How do people find strength in their journey to sobriety? This episode of *Encouragementology* takes a gentle look at the beliefs you picked up long before you knew you had a choice, and how they might still be shaping your life today. Professional life and recovery coach Kendell Boysen talks about "programming" as the collection of beliefs, behaviours, and perspectives absorbed from family and environment, especially in early childhood.

She points out that, as kids, "your role is to learn, to belong, to adapt" – not to question. Those unexamined lessons then become your default settings in adulthood. Instead of pushing dramatic change, the tone stays calm, compassionate and reflective.

Kendell shares psychological ideas like intergenerational transmission and Carl Jung’s reminder that "until you make the unconscious conscious, it will direct your life and you will call it fate." She links this directly to everyday moments: the phrases that slip out of your mouth, the way you handle stress, or that sense of "this is just who I am" that might actually be inherited rather than chosen.

A simple roast-dinner story brings generational habits to life, showing how a practical solution in one era can quietly turn into a rigid rule in another. The focus is on awareness rather than blame: parents were often "doing the best they could with what they knew," and questioning old beliefs doesn’t mean criticising them.

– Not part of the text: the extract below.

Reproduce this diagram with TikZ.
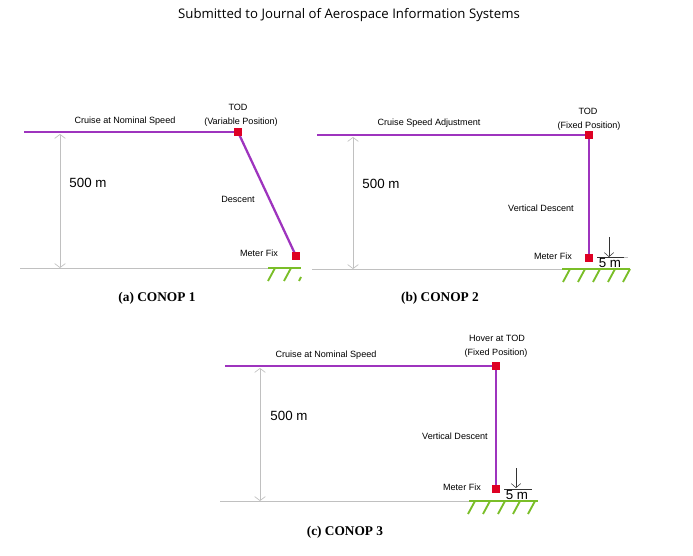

You’ll find gentle prompts and journaling-style questions to help trace a belief back to its origins and ask, "Is this belief still true for me today?" The episode suits anyone in recovery, self-development, or midlife reflection who senses that some old ideas about love, success, or self-worth might be ready for an upgrade. It’s an invitation to notice what was passed down, keep what supports you, and slowly release what no longer fits.

Which belief might you pause and question this week?